▶ THE TASK: Leaving the pictures aside, transcribe every line below exactly.

----------------------------------------

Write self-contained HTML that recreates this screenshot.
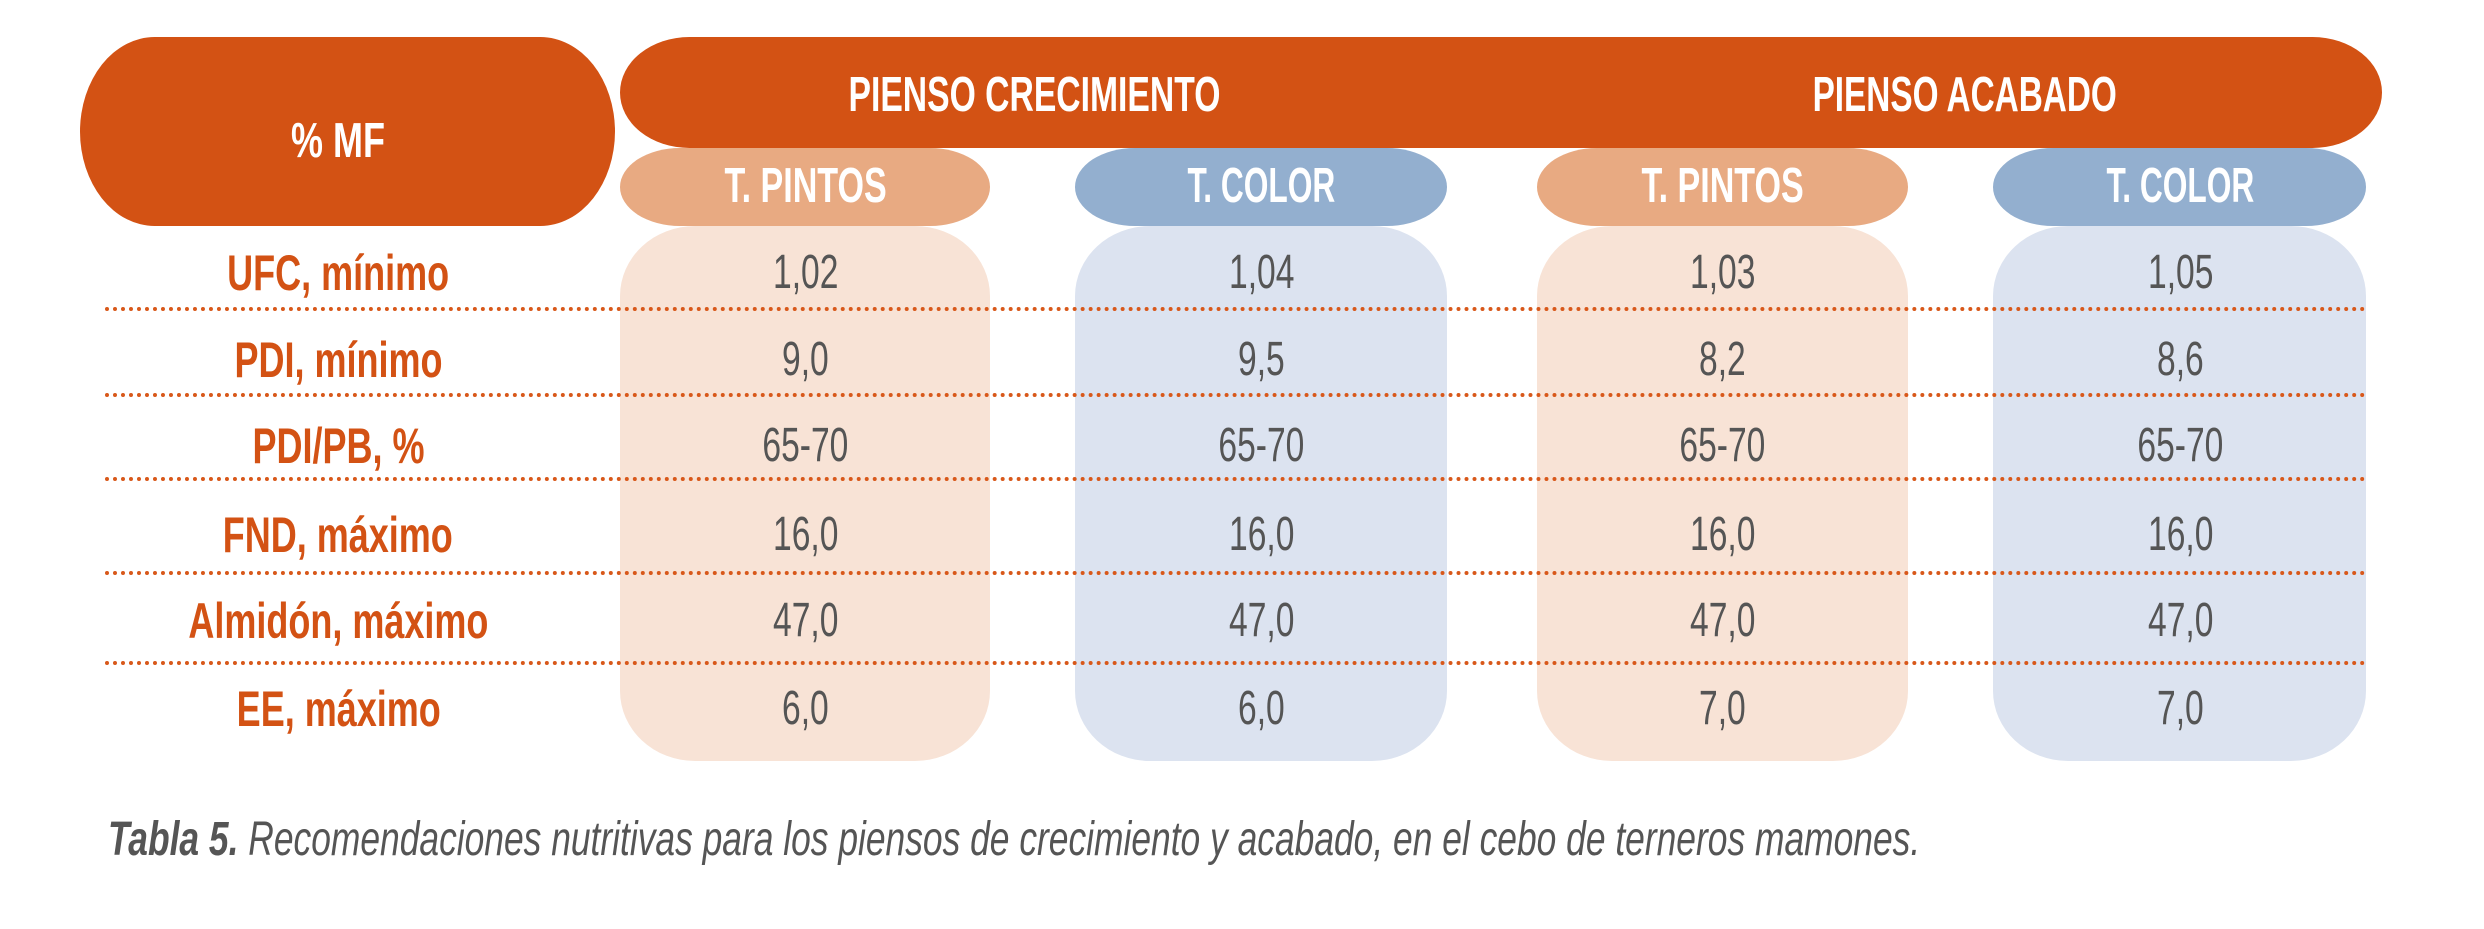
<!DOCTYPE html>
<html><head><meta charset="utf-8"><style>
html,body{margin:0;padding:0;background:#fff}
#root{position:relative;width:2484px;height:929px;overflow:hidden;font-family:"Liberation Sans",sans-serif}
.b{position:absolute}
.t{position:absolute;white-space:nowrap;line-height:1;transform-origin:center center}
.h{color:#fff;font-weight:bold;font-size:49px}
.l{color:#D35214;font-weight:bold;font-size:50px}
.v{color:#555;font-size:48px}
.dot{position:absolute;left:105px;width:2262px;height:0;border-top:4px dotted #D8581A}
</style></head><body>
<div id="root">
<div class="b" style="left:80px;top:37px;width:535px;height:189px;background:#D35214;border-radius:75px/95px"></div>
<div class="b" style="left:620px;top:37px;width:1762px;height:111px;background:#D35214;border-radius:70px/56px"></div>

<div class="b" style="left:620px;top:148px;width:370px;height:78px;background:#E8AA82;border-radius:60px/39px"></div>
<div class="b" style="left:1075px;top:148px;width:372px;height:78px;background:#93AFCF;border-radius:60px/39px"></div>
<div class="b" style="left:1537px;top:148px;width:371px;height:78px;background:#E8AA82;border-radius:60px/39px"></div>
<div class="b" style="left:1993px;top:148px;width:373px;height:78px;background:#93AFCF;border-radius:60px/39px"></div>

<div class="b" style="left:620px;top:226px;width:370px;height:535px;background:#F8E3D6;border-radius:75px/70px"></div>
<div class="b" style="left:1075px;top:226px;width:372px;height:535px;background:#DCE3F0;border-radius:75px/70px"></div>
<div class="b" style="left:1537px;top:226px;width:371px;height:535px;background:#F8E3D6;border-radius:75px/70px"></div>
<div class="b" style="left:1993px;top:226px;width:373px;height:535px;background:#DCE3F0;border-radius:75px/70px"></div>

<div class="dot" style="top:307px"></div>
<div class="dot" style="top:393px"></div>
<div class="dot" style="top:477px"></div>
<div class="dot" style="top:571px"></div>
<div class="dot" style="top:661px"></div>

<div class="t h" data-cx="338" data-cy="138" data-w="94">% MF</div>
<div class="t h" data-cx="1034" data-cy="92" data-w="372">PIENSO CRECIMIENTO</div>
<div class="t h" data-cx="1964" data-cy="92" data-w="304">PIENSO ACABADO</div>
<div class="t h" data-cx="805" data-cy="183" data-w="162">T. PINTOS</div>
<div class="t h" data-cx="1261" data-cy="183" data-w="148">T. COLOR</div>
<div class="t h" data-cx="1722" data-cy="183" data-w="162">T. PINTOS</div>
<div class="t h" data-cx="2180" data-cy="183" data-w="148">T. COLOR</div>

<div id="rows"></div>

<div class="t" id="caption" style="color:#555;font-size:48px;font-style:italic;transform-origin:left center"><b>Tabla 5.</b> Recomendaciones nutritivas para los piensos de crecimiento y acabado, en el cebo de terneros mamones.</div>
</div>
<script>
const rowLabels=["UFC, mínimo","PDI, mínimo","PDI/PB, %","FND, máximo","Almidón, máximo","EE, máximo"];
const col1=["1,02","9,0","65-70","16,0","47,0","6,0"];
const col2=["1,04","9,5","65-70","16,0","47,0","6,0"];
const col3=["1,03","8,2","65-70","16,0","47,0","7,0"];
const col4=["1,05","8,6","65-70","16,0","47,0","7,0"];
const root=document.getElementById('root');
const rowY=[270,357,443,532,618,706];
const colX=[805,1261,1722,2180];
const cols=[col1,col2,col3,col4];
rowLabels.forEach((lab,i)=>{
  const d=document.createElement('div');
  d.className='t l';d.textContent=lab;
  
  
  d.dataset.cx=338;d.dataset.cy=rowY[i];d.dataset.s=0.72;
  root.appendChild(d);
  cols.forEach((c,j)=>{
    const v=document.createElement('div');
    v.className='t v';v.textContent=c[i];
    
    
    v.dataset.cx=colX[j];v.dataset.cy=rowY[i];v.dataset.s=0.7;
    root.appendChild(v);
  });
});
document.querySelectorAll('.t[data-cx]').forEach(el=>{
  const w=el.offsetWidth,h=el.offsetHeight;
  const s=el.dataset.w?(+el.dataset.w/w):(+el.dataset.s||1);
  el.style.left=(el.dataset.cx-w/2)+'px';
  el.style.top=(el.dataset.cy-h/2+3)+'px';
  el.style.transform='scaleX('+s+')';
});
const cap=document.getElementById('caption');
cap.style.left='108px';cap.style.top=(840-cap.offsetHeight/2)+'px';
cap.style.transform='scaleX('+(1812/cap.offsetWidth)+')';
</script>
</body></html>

----------------------------------------

▶ CORRECT RESPONSE:
Write self-contained HTML that recreates this screenshot.
<!DOCTYPE html>
<html><head><meta charset="utf-8"><style>
html,body{margin:0;padding:0;background:#fff}
#root{position:relative;width:2484px;height:929px;overflow:hidden;font-family:"Liberation Sans",sans-serif}
.b{position:absolute}
.t{position:absolute;white-space:nowrap;line-height:1;transform-origin:center center}
.h{color:#fff;font-weight:bold;font-size:49px}
.l{color:#D35214;font-weight:bold;font-size:50px}
.v{color:#555;font-size:48px}
.dot{position:absolute;left:105px;width:2262px;height:0;border-top:4px dotted #D8581A}
</style></head><body>
<div id="root">
<div class="b" style="left:80px;top:37px;width:535px;height:189px;background:#D35214;border-radius:75px/95px"></div>
<div class="b" style="left:620px;top:37px;width:1762px;height:111px;background:#D35214;border-radius:70px/56px"></div>

<div class="b" style="left:620px;top:148px;width:370px;height:78px;background:#E8AA82;border-radius:60px/39px"></div>
<div class="b" style="left:1075px;top:148px;width:372px;height:78px;background:#93AFCF;border-radius:60px/39px"></div>
<div class="b" style="left:1537px;top:148px;width:371px;height:78px;background:#E8AA82;border-radius:60px/39px"></div>
<div class="b" style="left:1993px;top:148px;width:373px;height:78px;background:#93AFCF;border-radius:60px/39px"></div>

<div class="b" style="left:620px;top:226px;width:370px;height:535px;background:#F8E3D6;border-radius:75px/70px"></div>
<div class="b" style="left:1075px;top:226px;width:372px;height:535px;background:#DCE3F0;border-radius:75px/70px"></div>
<div class="b" style="left:1537px;top:226px;width:371px;height:535px;background:#F8E3D6;border-radius:75px/70px"></div>
<div class="b" style="left:1993px;top:226px;width:373px;height:535px;background:#DCE3F0;border-radius:75px/70px"></div>

<div class="dot" style="top:307px"></div>
<div class="dot" style="top:393px"></div>
<div class="dot" style="top:477px"></div>
<div class="dot" style="top:571px"></div>
<div class="dot" style="top:661px"></div>

<div class="t h" data-cx="338" data-cy="138" data-w="94">% MF</div>
<div class="t h" data-cx="1034" data-cy="92" data-w="372">PIENSO CRECIMIENTO</div>
<div class="t h" data-cx="1964" data-cy="92" data-w="304">PIENSO ACABADO</div>
<div class="t h" data-cx="805" data-cy="183" data-w="162">T. PINTOS</div>
<div class="t h" data-cx="1261" data-cy="183" data-w="148">T. COLOR</div>
<div class="t h" data-cx="1722" data-cy="183" data-w="162">T. PINTOS</div>
<div class="t h" data-cx="2180" data-cy="183" data-w="148">T. COLOR</div>

<div id="rows"></div>

<div class="t" id="caption" style="color:#555;font-size:48px;font-style:italic;transform-origin:left center"><b>Tabla 5.</b> Recomendaciones nutritivas para los piensos de crecimiento y acabado, en el cebo de terneros mamones.</div>
</div>
<script>
const rowLabels=["UFC, mínimo","PDI, mínimo","PDI/PB, %","FND, máximo","Almidón, máximo","EE, máximo"];
const col1=["1,02","9,0","65-70","16,0","47,0","6,0"];
const col2=["1,04","9,5","65-70","16,0","47,0","6,0"];
const col3=["1,03","8,2","65-70","16,0","47,0","7,0"];
const col4=["1,05","8,6","65-70","16,0","47,0","7,0"];
const root=document.getElementById('root');
const rowY=[270,357,443,532,618,706];
const colX=[805,1261,1722,2180];
const cols=[col1,col2,col3,col4];
rowLabels.forEach((lab,i)=>{
  const d=document.createElement('div');
  d.className='t l';d.textContent=lab;
  
  
  d.dataset.cx=338;d.dataset.cy=rowY[i];d.dataset.s=0.72;
  root.appendChild(d);
  cols.forEach((c,j)=>{
    const v=document.createElement('div');
    v.className='t v';v.textContent=c[i];
    
    
    v.dataset.cx=colX[j];v.dataset.cy=rowY[i];v.dataset.s=0.7;
    root.appendChild(v);
  });
});
document.querySelectorAll('.t[data-cx]').forEach(el=>{
  const w=el.offsetWidth,h=el.offsetHeight;
  const s=el.dataset.w?(+el.dataset.w/w):(+el.dataset.s||1);
  el.style.left=(el.dataset.cx-w/2)+'px';
  el.style.top=(el.dataset.cy-h/2+3)+'px';
  el.style.transform='scaleX('+s+')';
});
const cap=document.getElementById('caption');
cap.style.left='108px';cap.style.top=(840-cap.offsetHeight/2)+'px';
cap.style.transform='scaleX('+(1812/cap.offsetWidth)+')';
</script>
</body></html>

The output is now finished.